Humans are exposed to extreme environmental stressors during spaceflight and return with alterations in brain structure and shifts in intracranial fluids. To date, no studies have evaluated the effects of spaceflight on perivascular spaces (PVSs) within the brain, which are believed to facilitate fluid drainage and brain homeostasis. Here, we examined how the number and morphology of magnetic resonance imaging (MRI)-visible PVSs are affected by spaceflight, including prior spaceflight experience. Fifteen astronauts underwent six T1-weighted 3 T MRI scans, twice prior to launch and four times following their return to Earth after ~ 6-month missions to the International Space Station. White matter MRI-visible PVS number and morphology were calculated using an established, automated segmentation algorithm. We validated our automated segmentation algorithm by comparing algorithm PVS counts with those identified by two trained raters in 50 randomly selected slices from this cohort; the automated algorithm performed similarly to visual ratings (r(48) = 0.77, p < 0.001). In addition, we found high reliability for four of five PVS metrics across the two pre-flight time points and across the four control time points (ICC(3,k) > 0.50).
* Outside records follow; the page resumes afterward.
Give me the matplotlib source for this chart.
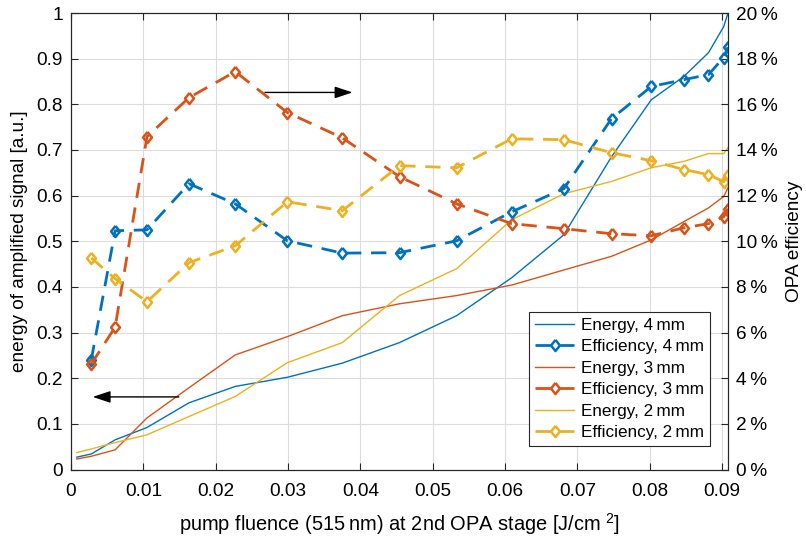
import matplotlib
matplotlib.use("Agg")
import matplotlib.pyplot as plt
from matplotlib.ticker import FixedLocator, FuncFormatter

plt.rcParams['font.family'] = ['Liberation Sans', 'DejaVu Sans']
plt.rcParams['mathtext.fontset'] = 'custom'
plt.rcParams['mathtext.rm'] = 'Liberation Sans'
plt.rcParams['mathtext.it'] = 'Liberation Sans'

# ---- data ----
x_eff = [0.0028, 0.0061, 0.0105, 0.0163, 0.0227, 0.0299, 0.0375, 0.0454, 0.0533,
         0.0609, 0.0681, 0.0747, 0.0802, 0.0847, 0.0881, 0.0902, 0.0908]
x_energy = [0.0008] + x_eff

energy_4mm = [0.027, 0.034, 0.065, 0.092, 0.146, 0.182, 0.202, 0.233, 0.278, 0.337,
              0.420, 0.514, 0.685, 0.810, 0.861, 0.913, 0.970, 1.000]
energy_3mm = [0.023, 0.029, 0.043, 0.113, 0.179, 0.251, 0.291, 0.337, 0.363, 0.381,
              0.404, 0.437, 0.467, 0.503, 0.543, 0.573, 0.598, 0.617]
energy_2mm = [0.037, 0.045, 0.059, 0.076, 0.116, 0.160, 0.234, 0.278, 0.381, 0.440,
              0.547, 0.604, 0.631, 0.661, 0.675, 0.692, 0.692, 0.705]

eff_4mm = [4.8, 10.46, 10.5, 12.52, 11.64, 10.02, 9.48, 9.5, 10.02, 11.29, 12.30,
           15.37, 16.78, 17.08, 17.3, 18.05, 18.5]
eff_3mm = [4.62, 6.24, 14.58, 16.29, 17.43, 15.64, 14.53, 12.83, 11.64, 10.77, 10.55,
           10.33, 10.24, 10.59, 10.77, 11.07, 11.43]
eff_2mm = [9.27, 8.36, 7.35, 9.06, 9.8, 11.73, 11.34, 13.31, 13.22, 14.49, 14.45,
           13.88, 13.53, 13.14, 12.92, 12.61, 12.92]

x_ticks = [0, 0.01, 0.02, 0.03, 0.04, 0.05, 0.06, 0.07, 0.08, 0.09]
y_left_ticks = [0, 0.1, 0.2, 0.3, 0.4, 0.5, 0.6, 0.7, 0.8, 0.9, 1.0]
y_right_ticks = [0, 2, 4, 6, 8, 10, 12, 14, 16, 18, 20]

series = [("4\u2009mm", energy_4mm, eff_4mm, '#0072BD'),
          ("3\u2009mm", energy_3mm, eff_3mm, '#D95319'),
          ("2\u2009mm", energy_2mm, eff_2mm, '#EDB120')]

diamond = [(0, 1), (0.8, 0), (0, -1), (-0.8, 0), (0, 1)]

# ---- figure ----
W, H = 806, 541
fig = plt.figure(figsize=(W / 100, H / 100), dpi=100)
ax = fig.add_axes([71 / W, 1 - 469.5 / H, (728 - 71) / W, (469.5 - 13) / H])
ax2 = ax.twinx()

axcol = '#262626'
fs = 13.7

handles = []
for name, en, ef, col in series:
    h1, = ax.plot(x_energy, en, color=col, lw=1.0, label=f"Energy, {name}")
    h2, = ax2.plot(x_eff, ef, color=col, lw=2.0, dashes=(5.5, 3.5),
                   marker=diamond, markersize=8, markerfacecolor='none',
                   markeredgewidth=1.8, label=f"Efficiency, {name}")
    handles += [h1, h2]

ax.set_xlim(0, x_eff[-1])
ax.set_ylim(0, 1)
ax2.set_ylim(0, 20)

ax.xaxis.set_major_locator(FixedLocator(x_ticks))
ax.yaxis.set_major_locator(FixedLocator(y_left_ticks))
ax2.yaxis.set_major_locator(FixedLocator(y_right_ticks))
ax.xaxis.set_major_formatter(FuncFormatter(lambda v, p: '0' if v == 0 else f'{v:g}'))
ax.yaxis.set_major_formatter(FuncFormatter(lambda v, p: '0' if v == 0 else ('1' if v == 1 else f'{v:g}')))
ax2.yaxis.set_major_formatter(FuncFormatter(lambda v, p: f'{int(round(v))}\u2009%'))

ax.grid(True, color='#dcdcdc', lw=0.8)
ax.set_axisbelow(True)

for a in (ax, ax2):
    for s in a.spines.values():
        s.set_color(axcol)
        s.set_linewidth(0.8)
ax.tick_params(axis='both', direction='in', length=5, width=0.8, colors=axcol,
               labelsize=fs, labelcolor='black', top=True, right=False, pad=6)
ax.tick_params(axis='x', pad=10)
ax2.tick_params(axis='y', direction='in', length=5, width=0.8, colors=axcol,
                labelsize=fs, labelcolor='black', pad=6)

ax.set_xlabel('pump fluence (515\u2009nm) at 2nd OPA stage [J/cm $^{2}$]', fontsize=14.4, labelpad=8)
ax.set_ylabel('energy of amplified signal [a.u.]', fontsize=fs, labelpad=6)
ax2.set_ylabel('OPA efficiency', fontsize=fs, labelpad=6)

# arrows
ax.annotate('', xy=(0.0389, 0.826), xytext=(0.0268, 0.826),
            arrowprops=dict(arrowstyle='-|>,head_length=0.6,head_width=0.2', color='black', lw=1.0,
                            mutation_scale=18, shrinkA=0, shrinkB=0))
ax.annotate('', xy=(0.0030, 0.159), xytext=(0.0149, 0.159),
            arrowprops=dict(arrowstyle='-|>,head_length=0.6,head_width=0.2', color='black', lw=1.0,
                            mutation_scale=18, shrinkA=0, shrinkB=0))

leg = ax2.legend(handles=handles, loc='upper left',
                 bbox_to_anchor=((529 - 71) / (728 - 71), (469.5 - 312) / (469.5 - 13)),
                 fontsize=12.3, frameon=True, fancybox=False, framealpha=1,
                 edgecolor='#262626', handlelength=2.3, handletextpad=0.4,
                 borderpad=0.35, labelspacing=0.38, borderaxespad=0)
leg.get_frame().set_linewidth(0.8)

fig.savefig('out.png', dpi=100)
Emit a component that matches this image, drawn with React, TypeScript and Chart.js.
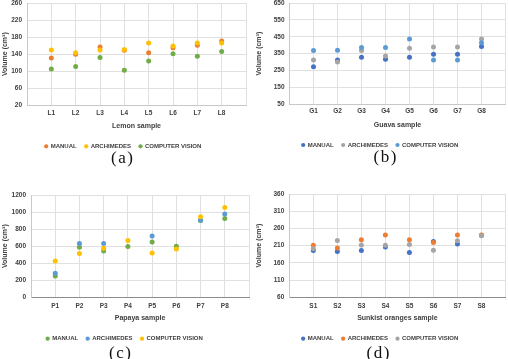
import React, { useEffect, useRef } from 'react';
import { Chart, registerables } from 'chart.js';

Chart.register(...registerables);

const FONT = "'Liberation Sans', Arial, sans-serif";
const seriesNames = ['MANUAL', 'ARCHIMEDES', 'COMPUTER VISION'];

// (a) Lemon
const lemonSamples = ['L1', 'L2', 'L3', 'L4', 'L5', 'L6', 'L7', 'L8'];
const lemonManual = [131, 140, 157, 149, 143, 155, 161, 171];
const lemonArchimedes = [150, 143, 150, 151, 166, 159, 166, 166];
const lemonCV = [105, 111, 132, 102, 124, 141, 135, 146];
const lemonTicks = [20, 260, 40];

// (b) Guava
const guavaSamples = ['G1', 'G2', 'G3', 'G4', 'G5', 'G6', 'G7', 'G8'];
const guavaManual = [273, 313, 328, 317, 328, 346, 346, 393];
const guavaArchimedes = [313, 301, 368, 336, 382, 390, 390, 437];
const guavaCV = [368, 370, 386, 386, 437, 313, 313, 415];
const guavaTicks = [50, 650, 100];

// (c) Papaya
const papayaSamples = ['P1', 'P2', 'P3', 'P4', 'P5', 'P6', 'P7', 'P8'];
const papayaManual = [251, 587, 544, 595, 649, 598, 900, 923];
const papayaArchimedes = [282, 630, 630, null, 720, null, 905, 977];
const papayaCV = [427, 513, 575, 665, 520, 567, 945, 1052];
const papayaTicks = [0, 1200, 200];

// (d) Sunkist oranges
const sunkistSamples = ['S1', 'S2', 'S3', 'S4', 'S5', 'S6', 'S7', 'S8'];
const sunkistManual = [196, 193, 196, 206, 190, 222, 215, 240];
const sunkistArchimedes = [211, 203, 227, 241, 227, 219, 241, 241];
const sunkistCV = [201, 225, 212, 211, 213, 197, 224, 239];
const sunkistTicks = [60, 360, 50];

type PanelCfg = {
  left: number;
  top: number;
  width: number;
  areaTop: number;
  areaBottom: number;
  areaLeft: number;
  areaRight: number;
  tickOffset: number;
  titleOffset: number;
  legendOffset: number;
  xTitle: string;
  samples: string[];
  series: (number | null)[][];
  colors: string[];
  yTicks: number[];
  bottomBorder: string;
  caption: string;
  captionX: number;
  captionY: number;
};

const panels: PanelCfg[] = [
  {
    left: 0, top: 0, width: 254,
    areaTop: 3, areaBottom: 105.3, areaLeft: 27, areaRight: 246,
    tickOffset: 8, titleOffset: 21, legendOffset: 41,
    xTitle: 'Lemon sample', samples: lemonSamples,
    series: [lemonManual, lemonArchimedes, lemonCV],
    colors: ['#ED7D31', '#FFC000', '#70AD47'],
    yTicks: lemonTicks, bottomBorder: '#c8c8c8',
    caption: '(a)', captionX: 122, captionY: 158,
  },
  {
    left: 254, top: 0, width: 254,
    areaTop: 3, areaBottom: 104.3, areaLeft: 35.5, areaRight: 252,
    tickOffset: 6.9, titleOffset: 21, legendOffset: 40.7,
    xTitle: 'Guava sample', samples: guavaSamples,
    series: [guavaManual, guavaArchimedes, guavaCV],
    colors: ['#4472C4', '#A5A5A5', '#5B9BD5'],
    yTicks: guavaTicks, bottomBorder: '#c8c8c8',
    caption: '(b)', captionX: 385, captionY: 157,
  },
  {
    left: 0, top: 180, width: 254,
    areaTop: 15, areaBottom: 117.3, areaLeft: 31, areaRight: 249,
    tickOffset: 9.2, titleOffset: 21, legendOffset: 41.4,
    xTitle: 'Papaya sample', samples: papayaSamples,
    series: [papayaManual, papayaArchimedes, papayaCV],
    colors: ['#70AD47', '#5B9BD5', '#FFC000'],
    yTicks: papayaTicks, bottomBorder: '#8c8c8c',
    caption: '(c)', captionX: 120, captionY: 352.5,
  },
  {
    left: 254, top: 180, width: 254,
    areaTop: 14, areaBottom: 117.3, areaLeft: 35.3, areaRight: 252,
    tickOffset: 8.7, titleOffset: 21, legendOffset: 41.4,
    xTitle: 'Sunkist oranges sample', samples: sunkistSamples,
    series: [sunkistManual, sunkistArchimedes, sunkistCV],
    colors: ['#4472C4', '#ED7D31', '#A5A5A5'],
    yTicks: sunkistTicks, bottomBorder: '#8c8c8c',
    caption: '(d)', captionX: 378, captionY: 352.5,
  },
];

const LEGEND_FONT = 6;
const LEGEND_PAD = 8;
const TICK_FONT = 6.5;
const TITLE_FONT = 7;

function Panel({ cfg }: { cfg: PanelCfg }) {
  const ref = useRef<HTMLCanvasElement>(null);
  const legendH = LEGEND_FONT + LEGEND_PAD + 10;
  const legendTop = cfg.areaBottom + cfg.legendOffset - LEGEND_PAD - LEGEND_FONT / 2;
  const rawH = legendTop + legendH;
  const H = Math.ceil(rawH);

  useEffect(() => {
    if (!ref.current) return;
    const xHeight = legendTop - cfg.areaBottom;
    const tickLH = TICK_FONT * 1.2;
    const titleLH = TITLE_FONT * 1.2;
    const datasets = cfg.series.map((vals, si) => ({
      label: seriesNames[si],
      data: vals.map((v, i) => ({ x: i + 1, y: v })),
      backgroundColor: cfg.colors[si],
      borderColor: cfg.colors[si],
      borderWidth: 0,
      pointRadius: 2.5,
      pointHoverRadius: 2.5,
      pointStyle: 'circle',
      showLine: false,
      order: 2 - si,
    }));
    const chart = new Chart(ref.current, {
      type: 'scatter',
      data: { datasets },
      options: {
        animation: false,
        responsive: false,
        devicePixelRatio: 1,
        layout: {
          padding: {
            top: cfg.areaTop,
            left: 0,
            right: cfg.width - cfg.areaRight,
            bottom: H - rawH,
          },
        },
        plugins: {
          tooltip: { enabled: false },
          legend: {
            position: 'bottom',
            labels: {
              usePointStyle: true,
              pointStyle: 'circle',
              boxWidth: 3,
              boxHeight: 3,
              padding: LEGEND_PAD,
              color: '#404040',
              font: { family: FONT, size: LEGEND_FONT, weight: 'bold' },
              sort: (a: any, b: any) => a.datasetIndex - b.datasetIndex,
            },
          },
        },
        scales: {
          x: {
            type: 'linear',
            min: 0,
            max: cfg.samples.length + 1,
            afterBuildTicks: (scale: any) => {
              scale.ticks = Array.from({ length: cfg.samples.length + 2 }, (_, i) => ({ value: i }));
            },
            afterFit: (scale: any) => {
              scale.height = xHeight;
              scale.paddingLeft = 0;
              scale.paddingRight = 0;
            },
            ticks: {
              autoSkip: false,
              maxRotation: 0,
              padding: cfg.tickOffset - tickLH / 2,
              color: '#404040',
              font: { family: FONT, size: TICK_FONT, weight: 'bold' },
              callback: (v: any) => {
                const i = Number(v);
                return i >= 1 && i <= cfg.samples.length ? cfg.samples[i - 1] : '';
              },
            },
            grid: { color: '#e0e0e0', drawTicks: false, lineWidth: 1 },
            border: { display: true, color: cfg.bottomBorder, width: 1 },
            title: {
              display: true,
              text: cfg.xTitle,
              color: '#404040',
              font: { family: FONT, size: TITLE_FONT, weight: 'bold' },
              padding: { top: 0, bottom: xHeight - cfg.titleOffset - titleLH / 2 },
            },
          },
          y: {
            type: 'linear',
            min: cfg.yTicks[0],
            max: cfg.yTicks[1],
            afterFit: (scale: any) => {
              scale.width = cfg.areaLeft;
              scale.paddingTop = 0;
              scale.paddingBottom = 0;
            },
            ticks: {
              stepSize: cfg.yTicks[2],
              padding: 5,
              color: '#404040',
              font: { family: FONT, size: TICK_FONT, weight: 'bold' },
              callback: (v: any) => String(v),
            },
            grid: { color: '#e0e0e0', drawTicks: false, lineWidth: 1 },
            border: { display: true, color: '#c8c8c8', width: 1 },
            title: {
              display: true,
              text: 'Volume (cm³)',
              color: '#404040',
              font: { family: FONT, size: TITLE_FONT, weight: 'bold' },
              padding: { top: 0.6, bottom: 0 },
            },
          },
        },
      } as any,
    });
    return () => chart.destroy();
  }, [cfg]);

  return (
    <>
      <canvas
        ref={ref}
        width={cfg.width}
        height={H}
        style={{ position: 'absolute', left: cfg.left, top: cfg.top, width: cfg.width, height: H }}
      />
      <div
        style={{
          position: 'absolute',
          left: cfg.captionX - 40,
          top: cfg.captionY - 10,
          width: 80,
          height: 20,
          lineHeight: '20px',
          textAlign: 'center',
          fontFamily: "'Liberation Serif', 'Times New Roman', serif",
          fontSize: 17,
          letterSpacing: '1.5px',
          paddingLeft: 1.5,
          boxSizing: 'border-box',
          color: '#111',
          zIndex: 2,
        }}
      >
        {cfg.caption}
      </div>
    </>
  );
}

export default function App() {
  return (
    <div
      style={{
        position: 'absolute',
        left: 0,
        top: 0,
        width: 508,
        height: 359,
        background: '#fff',
        overflow: 'hidden',
      }}
    >
      {panels.map((p) => (
        <Panel key={p.caption} cfg={p} />
      ))}
    </div>
  );
}
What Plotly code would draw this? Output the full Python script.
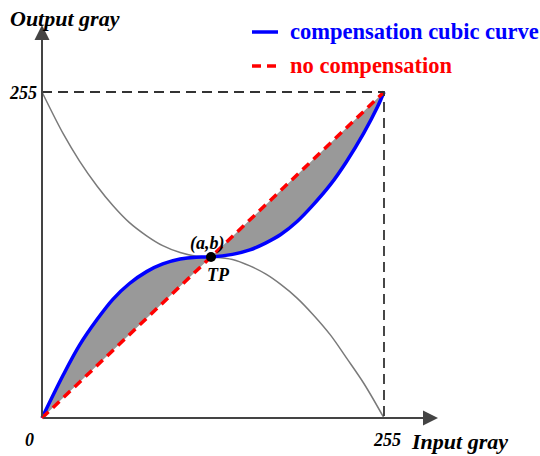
import plotly.graph_objects as go

# ---------------- data ----------------
max_gray = 255
blue_x = [0, 16, 28, 41, 53, 65, 78, 90, 103, 115, 126, 142, 155, 167, 178, 190, 202, 215, 227, 240, 250, 255]
blue_y = [0, 34, 57, 77, 93, 105, 114.5, 120.5, 124.3, 125.8, 126, 128, 131.5, 137, 143.5, 153.5, 166.5, 182.5, 200.5, 223, 243, 255]
gray_x = [0, 16, 28, 41, 53, 65, 78, 90, 103, 115, 126, 142, 155, 167, 178, 190, 202, 215, 227, 240, 255]
gray_y = [255, 222, 201, 181.5, 166, 153, 142.5, 134.8, 129.4, 126.6, 126, 124, 119, 112.5, 104.5, 94, 81, 65, 47, 27, 0]
diag_x = [0, 255]
diag_y = [0, 255]
tp_a, tp_b = 126, 126
legend_labels = ["compensation cubic curve", "no compensation"]
tick_labels = ["0", "255"]
axis_titles = ["Input gray", "Output gray"]
tp_labels = ["(a,b)", "TP"]

# ---------------- layout helpers ----------------
W, H = 540, 456
X0, X1 = 42, 384      # pixel columns of 0 and 255
Y0, Y1 = 418, 92      # pixel rows of 0 and 255
sx = (X1 - X0) / max_gray
sy = (Y0 - Y1) / max_gray
xr = [-X0 / sx, (W - X0) / sx]
yr = [-(H - Y0) / sy, Y0 / sy]


def px(x):
    return x / W


def py(y):
    return 1 - y / H


FONT = "Times New Roman, Liberation Serif, serif"

fig = go.Figure()

# hidden diagonal as base for the fill
fig.add_trace(go.Scatter(x=diag_x, y=diag_y, mode="lines",
                         line=dict(width=0, color="rgba(0,0,0,0)"),
                         showlegend=False, hoverinfo="skip"))
# grey area between compensation curve and diagonal
fig.add_trace(go.Scatter(x=blue_x, y=blue_y, mode="lines", fill="tonexty",
                         fillcolor="#999999",
                         line=dict(width=0, shape="spline", smoothing=1.0, color="rgba(0,0,0,0)"),
                         showlegend=False, hoverinfo="skip"))
# mirrored grey curve
fig.add_trace(go.Scatter(x=gray_x, y=gray_y, mode="lines",
                         line=dict(width=1.5, color="#7a7a7a", shape="spline", smoothing=1.0),
                         showlegend=False))
# compensation cubic curve
fig.add_trace(go.Scatter(x=blue_x, y=blue_y, mode="lines",
                         line=dict(width=3.5, color="#0000ff", shape="spline", smoothing=1.0),
                         showlegend=False))
# no compensation
fig.add_trace(go.Scatter(x=diag_x, y=diag_y, mode="lines",
                         line=dict(width=3.5, color="#ff0000", dash="9px,6px"),
                         showlegend=False))
# dashed box
fig.add_trace(go.Scatter(x=[0, max_gray, max_gray], y=[max_gray, max_gray, 0], mode="lines",
                         line=dict(width=1.8, color="#333333", dash="10px,6px"),
                         showlegend=False))
# turning point
fig.add_trace(go.Scatter(x=[tp_a], y=[tp_b], mode="markers",
                         marker=dict(size=10, color="black"),
                         showlegend=False))

annotations = []
# axes with arrows
annotations.append(dict(x=(438 - X0) / sx, y=0, ax=0, ay=0, xref="x", yref="y",
                        axref="x", ayref="y", text="", showarrow=True,
                        arrowhead=2, arrowsize=1.5, arrowwidth=2, arrowcolor="#444444"))
annotations.append(dict(x=0, y=(Y0 - 25) / sy, ax=0, ay=0, xref="x", yref="y",
                        axref="x", ayref="y", text="", showarrow=True,
                        arrowhead=2, arrowsize=1.5, arrowwidth=2, arrowcolor="#444444"))


def label(text, x, y, size, xanchor="center", color="black", italic=True):
    annotations.append(dict(text=text, x=px(x), y=py(y), xref="paper", yref="paper",
                            xanchor=xanchor, yanchor="middle", showarrow=False,
                            font=dict(family=FONT, size=size, color=color,
                                      weight="bold", style="italic" if italic else "normal")))


label(axis_titles[1], 8, 18, 22, xanchor="left")
label(axis_titles[0], 409, 441, 22, xanchor="left")
label(tick_labels[1], 39, 93, 18, xanchor="right")
label(tick_labels[0], 29, 440, 18)
label(tick_labels[1], 387, 440, 18)
label(tp_labels[0], 207, 243, 18)
label(tp_labels[1], 218, 275, 18)

# legend
label(legend_labels[0], 288, 31, 22.5, xanchor="left", color="#0000ff", italic=False)
label(legend_labels[1], 288, 65, 22.5, xanchor="left", color="#ff0000", italic=False)
shapes = [
    dict(type="line", xref="paper", yref="paper", x0=px(252), x1=px(278), y0=py(32), y1=py(32),
         line=dict(color="#0000ff", width=3.5)),
    dict(type="line", xref="paper", yref="paper", x0=px(252), x1=px(278), y0=py(66), y1=py(66),
         line=dict(color="#ff0000", width=3.5, dash="9px,6px")),
]

fig.update_layout(
    width=W, height=H, autosize=False,
    margin=dict(l=0, r=0, t=0, b=0, pad=0),
    paper_bgcolor="white", plot_bgcolor="white",
    xaxis=dict(range=xr, visible=False, fixedrange=True),
    yaxis=dict(range=yr, visible=False, fixedrange=True),
    annotations=annotations, shapes=shapes,
    showlegend=False,
)

fig.write_html("out.html")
Among the astronaut cohort, we found that novice astronauts showed an increase in total PVS volume from pre- to post-flight, whereas experienced crewmembers did not (p = 0.020), suggesting that experienced astronauts may exhibit holdover effects from prior spaceflight(s). Greater pre-flight PVS load was associated with more prior flight experience (r = 0.60-0.71), though these relationships did not reach statistical significance (p > 0.05). Pre- to post-flight changes in ventricular volume were not significantly associated with changes in PVS characteristics, and the presence of spaceflight associated neuro-ocular syndrome (SANS) was not associated with PVS number or morphology. Together, these findings demonstrate that PVSs can be consistently identified on T1-weighted MRI scans, and that spaceflight is associated with PVS changes. Specifically, prior spaceflight experience may be an important factor in determining PVS characteristics.